One thing to look at is how they value the house. Most of the time when we think of the value of our home we think of the Market Value, or how much we can sell it for. 


Insurance companies look at the value of the home differently. They will use one of two valuations.


Replacement Cost or Actual Cash Value


A Replacement Cost valuation means that the insurance company will pay to replace your home or the damaged portion of your home with materials “of like kind and quality”. This can vary depending on the cost of materials and labor. This valuation will get you as close as can be to what you currently have and is generally considered to be a superior valuation.


An Actual Cash Value valuation means is a Replacement Cost valuation minus Depreciation. They devalue the property depending on the age of the structure.

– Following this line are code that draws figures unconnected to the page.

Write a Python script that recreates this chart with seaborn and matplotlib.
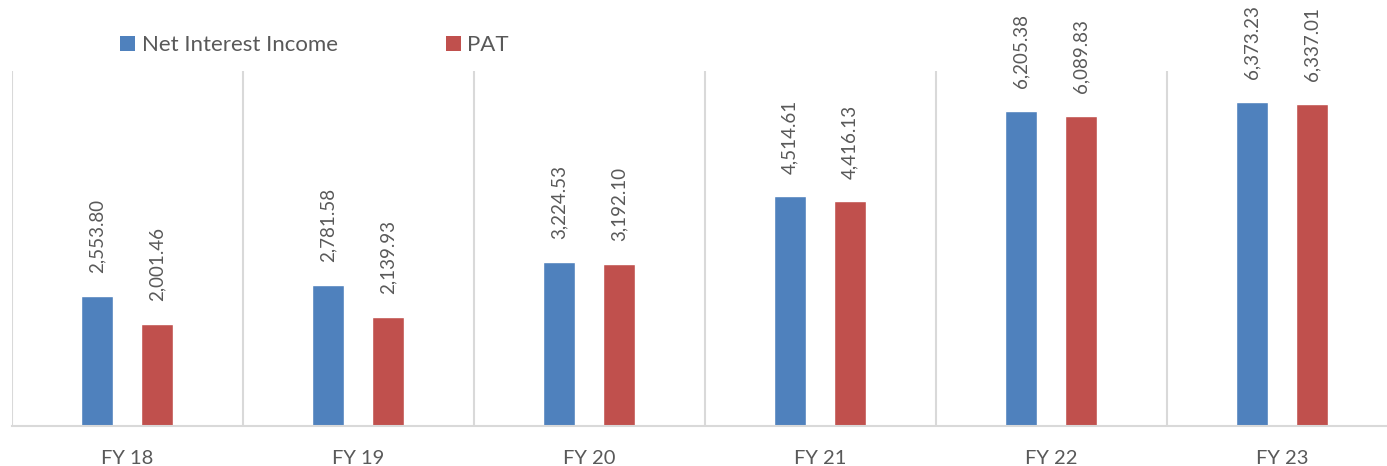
import matplotlib
matplotlib.use("Agg")
import matplotlib.pyplot as plt
import seaborn as sns
import pandas as pd
from matplotlib.patches import Patch

years = ["FY 18", "FY 19", "FY 20", "FY 21", "FY 22", "FY 23"]
nii = [2553.80, 2781.58, 3224.53, 4514.61, 6205.38, 6373.23]
pat = [2001.46, 2139.93, 3192.10, 4416.13, 6089.83, 6337.01]
series = ["Net Interest Income", "PAT"]
colors = ["#4F81BD", "#C0504D"]

df = pd.DataFrame({
    "year": years * 2,
    "series": [series[0]] * len(years) + [series[1]] * len(years),
    "value": nii + pat,
})

sns.set_theme(style="white")
plt.rcParams["font.family"] = ["Lato", "DejaVu Sans"]

W, H = 1387, 466
fig = plt.figure(figsize=(W / 100, H / 100), dpi=100)
ax = fig.add_axes([11.5 / W, 40 / H, 1386 / W, 355 / H])

sns.barplot(data=df, x="year", y="value", hue="series", palette=colors,
            width=0.52, gap=0.467, ax=ax, legend=False, saturation=1)

ax.set_xlim(-0.5, 5.5)
ax.set_ylim(0, 6983)

for i in range(len(years)):
    ax.axvline(i - 0.5, color="#d9d9d9", lw=1.5, zorder=0)

for c in ax.containers:
    ax.bar_label(c, labels=[f"{v:,.2f}" for v in c.datavalues], rotation=90,
                 padding=16.5, color="#595959", fontsize=13.5)

for s in ["top", "right", "left"]:
    ax.spines[s].set_visible(False)
ax.spines["bottom"].set_color("#d9d9d9")
ax.spines["bottom"].set_linewidth(1.5)
ax.set_yticks([])
ax.set_xlabel("")
ax.set_ylabel("")
ax.tick_params(axis="x", length=0, pad=17, labelsize=14.5, labelcolor="#595959")

handles = [Patch(facecolor=c, edgecolor="none") for c in colors]
fig.legend(handles, series, loc="center left", ncol=2, frameon=False,
           bbox_to_anchor=(120 / W, 1 - 45 / H), bbox_transform=fig.transFigure,
           borderpad=0, borderaxespad=0, handlelength=0.68, handleheight=0.68,
           handletextpad=0.3, columnspacing=4.85, fontsize=16,
           labelcolor="#595959")

fig.savefig("out.png", dpi=100)
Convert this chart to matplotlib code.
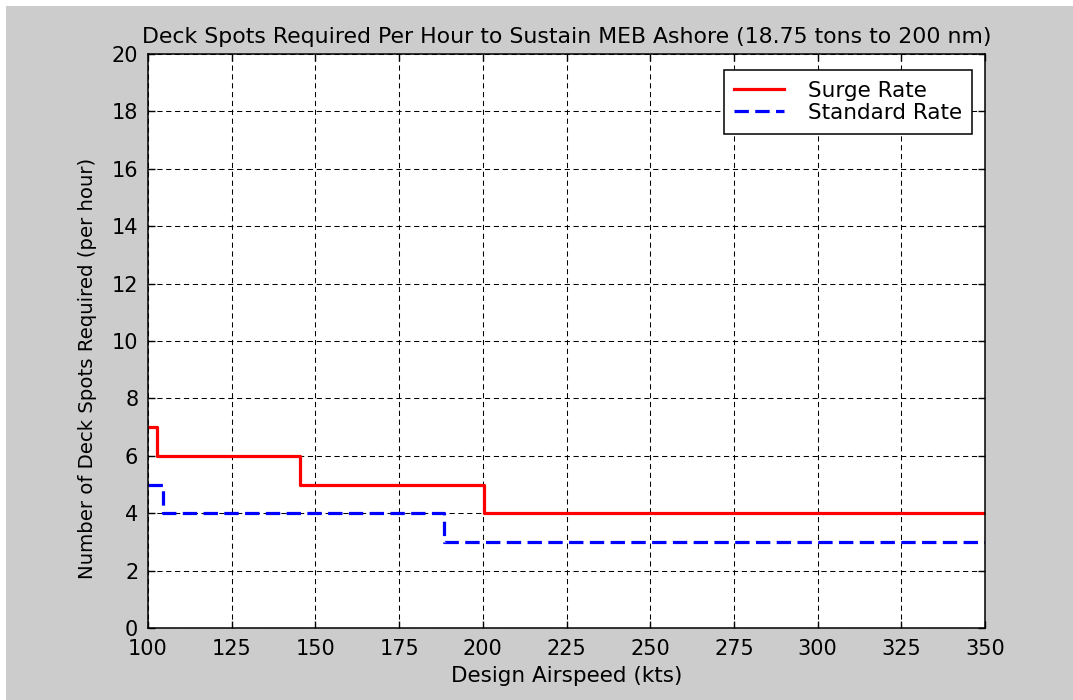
# deck spots required per hour vs design airspeed (step chart)
import matplotlib.pyplot as plt
from matplotlib.patches import Rectangle

plt.rcParams['font.family'] = ['DejaVu Sans']

# data
surge_x = [100, 102.7, 145.5, 200.5, 350]
surge_y = [7, 6, 5, 4, 4]
standard_x = [100, 104.5, 188.5, 350]
standard_y = [5, 4, 3, 3]

x_ticks = [100, 125, 150, 175, 200, 225, 250, 275, 300, 325, 350]
y_ticks = [0, 2, 4, 6, 8, 10, 12, 14, 16, 18, 20]

fig = plt.figure(figsize=(10.73, 7), dpi=100, facecolor='white')
# gray figure panel with thin white strip top/left
fig.patches.append(Rectangle((6 / 1073, 0), 1, 694 / 700, transform=fig.transFigure,
                             facecolor='#cccccc', edgecolor='none', zorder=-10))

ax = fig.add_axes([148 / 1073, 72 / 700, 837 / 1073, 574 / 700])
ax.set_facecolor('white')

ax.plot(surge_x, surge_y, drawstyle='steps-post', color='red', lw=2.3, label='Surge Rate')
ax.plot(standard_x, standard_y, drawstyle='steps-post', color='blue', lw=2.3,
        linestyle=(0, (4.5, 2)), label='Standard Rate')

ax.set_xlim(100, 350)
ax.set_ylim(0, 20)
ax.set_xticks(x_ticks)
ax.set_yticks(y_ticks)
ax.grid(True, color='black', linestyle=(0, (5, 3.5)), linewidth=0.75)
ax.tick_params(direction='in', top=True, right=True, length=5, width=1,
               labelsize=15, colors='black')
ax.tick_params(axis='x', pad=8)
ax.tick_params(axis='y', pad=7)
for s in ax.spines.values():
    s.set_linewidth(1.1)

ax.set_title('Deck Spots Required Per Hour to Sustain MEB Ashore (18.75 tons to 200 nm)',
             fontsize=15.8, pad=8)
ax.set_xlabel('Design Airspeed (kts)', fontsize=15.5)
ax.xaxis.set_label_coords(0.5, -0.067)
ax.set_ylabel('Number of Deck Spots Required (per hour)', fontsize=14.2)
ax.yaxis.set_label_coords(-0.061, 0.452)

leg = ax.legend(loc='upper right', fontsize=15.5, fancybox=False, framealpha=1,
                edgecolor='black', borderpad=0.5, handlelength=2.3, handletextpad=1.1,
                labelspacing=0.1, borderaxespad=0, bbox_to_anchor=(0.985, 0.972))
leg.get_frame().set_linewidth(1.1)

fig.savefig('out.png', dpi=100, facecolor=fig.get_facecolor())
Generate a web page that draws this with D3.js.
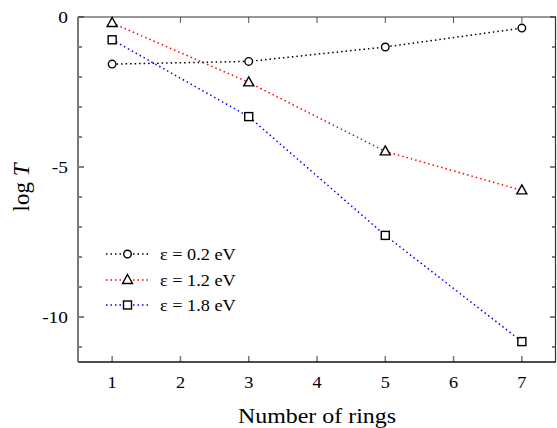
<!DOCTYPE html>
<html>
<head>
<meta charset="utf-8">
<script src="https://cdn.jsdelivr.net/npm/d3@7"></script>
<style>
  body { margin: 0; background: #fff; }
  text { font-family: "Liberation Serif", "DejaVu Serif", serif; }
</style>
</head>
<body>
<div id="chart"></div>
<script>
// number of rings and log T for each energy
const rings = [1, 3, 5, 7]
const seriesNames = ["ε = 0.2 eV", "ε = 1.2 eV", "ε = 1.8 eV"]
const logT02 = [-1.57, -1.48, -1.0, -0.37]
const logT12 = [-0.2, -2.18, -4.48, -5.78]
const logT18 = [-0.76, -3.32, -7.28, -10.82]
const xTicks = [1, 2, 3, 4, 5, 6, 7]
const yTicks = [0, -5, -10]

const width = 557
const height = 428
const margin = {left: 78, right: 1, top: 17, bottom: 66}
// the original text is a bit wider than the font
const sx = 1.14

const series = [
    {name: seriesNames[0], values: logT02, color: "#000", marker: "circle"},
    {name: seriesNames[1], values: logT12, color: "#ff0000", marker: "triangle"},
    {name: seriesNames[2], values: logT18, color: "#0000ff", marker: "square"}
]

const svg = d3.select("#chart").append("svg")
    .attr("width", width)
    .attr("height", height)

const x = d3.scaleLinear().domain([0.5, 7.5]).range([margin.left, width - margin.right])
const y = d3.scaleLinear().domain([-11.5, 0]).range([height - margin.bottom, margin.top])

const x0 = x.range()[0], x1 = x.range()[1]
const y0 = y.range()[0], y1 = y.range()[1]

// minor ticks on y every 1 unit
const yMinor = d3.range(-11, 1, 1)

const g = svg.append("g")

// ticks, inward on all four sides
yMinor.forEach(v => {
    const major = v % 5 === 0
    const len = major ? 6 : 4
    g.append("line").attr("x1", x0).attr("x2", x0 + len).attr("y1", y(v)).attr("y2", y(v))
        .attr("stroke", "#000").attr("stroke-width", 1)
    g.append("line").attr("x1", x1).attr("x2", x1 - len).attr("y1", y(v)).attr("y2", y(v))
        .attr("stroke", "#000").attr("stroke-width", 1)
})
xTicks.forEach(v => {
    g.append("line").attr("x1", x(v)).attr("x2", x(v)).attr("y1", y0).attr("y2", y0 - 6)
        .attr("stroke", "#777").attr("stroke-width", 1.5)
    g.append("line").attr("x1", x(v)).attr("x2", x(v)).attr("y1", y1).attr("y2", y1 + 6)
        .attr("stroke", "#555").attr("stroke-width", 1)
})

// frame
g.append("line").attr("x1", x0).attr("x2", x1).attr("y1", y1).attr("y2", y1).attr("stroke", "#333").attr("stroke-width", 1.2)
g.append("line").attr("x1", x0).attr("x2", x1).attr("y1", y0).attr("y2", y0).attr("stroke", "#111").attr("stroke-width", 1.5)
g.append("line").attr("x1", x1 - 0.5).attr("x2", x1 - 0.5).attr("y1", y1).attr("y2", y0).attr("stroke", "#333").attr("stroke-width", 1.2)
g.append("line").attr("x1", x0).attr("x2", x0).attr("y1", y1).attr("y2", y0).attr("stroke", "#777").attr("stroke-width", 2)

// tick labels
g.selectAll(".xlab").data(xTicks).enter().append("text")
    .attr("transform", d => `translate(${x(d)}, 388) scale(${sx}, 1)`)
    .attr("text-anchor", "middle").attr("font-size", 16).text(d => d)
g.selectAll(".ylab").data(yTicks).enter().append("text")
    .attr("transform", d => `translate(68, ${y(d) + 6}) scale(${sx}, 1)`)
    .attr("text-anchor", "end").attr("font-size", 17).text(d => d)

// axis titles
svg.append("text").attr("transform", `translate(${(x0 + x1) / 2}, 423) scale(${sx}, 1)`)
    .attr("text-anchor", "middle").attr("font-size", 21).text("Number of rings")
const yt = svg.append("text").attr("transform", `translate(29, ${(y0 + y1) / 2 - 2}) rotate(-90)`)
    .attr("text-anchor", "middle").attr("font-size", 23)
yt.append("tspan").text("log ")
yt.append("tspan").attr("font-style", "italic").text("T")

// marker drawing
function drawMarker(sel, type, cx, cy) {
    if (type === "circle") {
        sel.append("circle").attr("cx", cx).attr("cy", cy).attr("r", 3.8)
            .attr("fill", "#fff").attr("stroke", "#000").attr("stroke-width", 1.4)
    } else if (type === "square") {
        sel.append("rect").attr("x", cx - 4).attr("y", cy - 4).attr("width", 8).attr("height", 8)
            .attr("fill", "#fff").attr("stroke", "#000").attr("stroke-width", 1.4)
    } else {
        sel.append("path").attr("d", `M${cx},${cy - 5.5}L${cx + 5},${cy + 3.5}L${cx - 5},${cy + 3.5}Z`)
            .attr("fill", "#fff").attr("stroke", "#000").attr("stroke-width", 1.4)
    }
}

const line = d3.line().x(d => x(d[0])).y(d => y(d[1]))

series.forEach(s => {
    const pts = rings.map((r, i) => [r, s.values[i]])
    svg.append("path").datum(pts)
        .attr("d", line)
        .attr("fill", "none")
        .attr("stroke", s.color)
        .attr("stroke-width", 1.5)
        .attr("stroke-dasharray", "1.5,3")
    pts.forEach(p => drawMarker(svg, s.marker, x(p[0]), y(p[1])))
})

// legend
const legendY = [254, 280, 305]
series.forEach((s, i) => {
    svg.append("line").attr("x1", 106).attr("x2", 148).attr("y1", legendY[i]).attr("y2", legendY[i])
        .attr("stroke", s.color).attr("stroke-width", 1.5).attr("stroke-dasharray", "1.5,3")
    drawMarker(svg, s.marker, 127.5, legendY[i])
    svg.append("text").attr("transform", `translate(160, ${legendY[i] + 6}) scale(${sx}, 1)`)
        .attr("font-size", 16).text(s.name)
})
</script>
</body>
</html>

So if the property has a Replacement Cost Valuation of $200,000, an Actual Cash Value valuation may only be $120,000 depending on the age of the structure. This would make it difficult to replace your home in the event of a loss. 


Coverage B: Other Structures


Other Structures is generally 10% of the Coverage A Limit. So if the house is insured for $100,000 then there is $10,000 of coverage for Other Structures.


Other Structures Coverage is a structure that is separate from the house. This could be a shed, detached garage, well house, swing set, fence, etc. 


The limit can be increased above 10% if needed for an additional Premium.


Coverage C: Personal Property


Personal Property Coverage percentage can vary from one insurance company to the next. Often times it is between 50%-70% of the Coverage A Limit.


One thing to note is that this coverage is not limited to the actual premises being insured. It generally has “worldwide” coverage. The limit can be reduced if it usually kept at a place other than your residence ( i.e. storage units). So be sure to take a look at your policy to see what limitations are in your policy.


Coverage D: Loss Of Use


There are three parts to Loss Of Use Coverage.


  1. Additional Living Expense

  2. Loss of Rental Income

  3. Civil Authority


Additional Living Expenses covers the increase in normal daily living costs when your house is made unlivable by a covered loss. An example would be the additional cost to stay in a hotel until the house was made livable.


Loss of Rental Income applies if part of the residence was rented out and can’t be because of a covered loss. 


Civil Authority coverage comes into play when a civil authority prohibits you from occupying your home as a result of a covered loss. An example would be if the neighbors home that was damaged by fire poses a threat to yours and therefore you cannot occupy your own home.


Section 2


Coverage E: Personal Liability


This is a coverage that is not commonly thought of but that is very useful. Personal liability covers bodily injury and property damage that you are legally liable for. It also pays to defend you from allegations of injury or property damage.


Coverage F: Medical Payments to Others


Medical payments is a useful coverage as it covers necessary medical expenses that happen at your home or because of your activities. (i.e. a person coming to your house slips and falls and breaks an arm.)


There are A LOT of other coverages that insurance companies put on their policies to help enhance them, but these 5 coverages represent the core of a homeowners policy.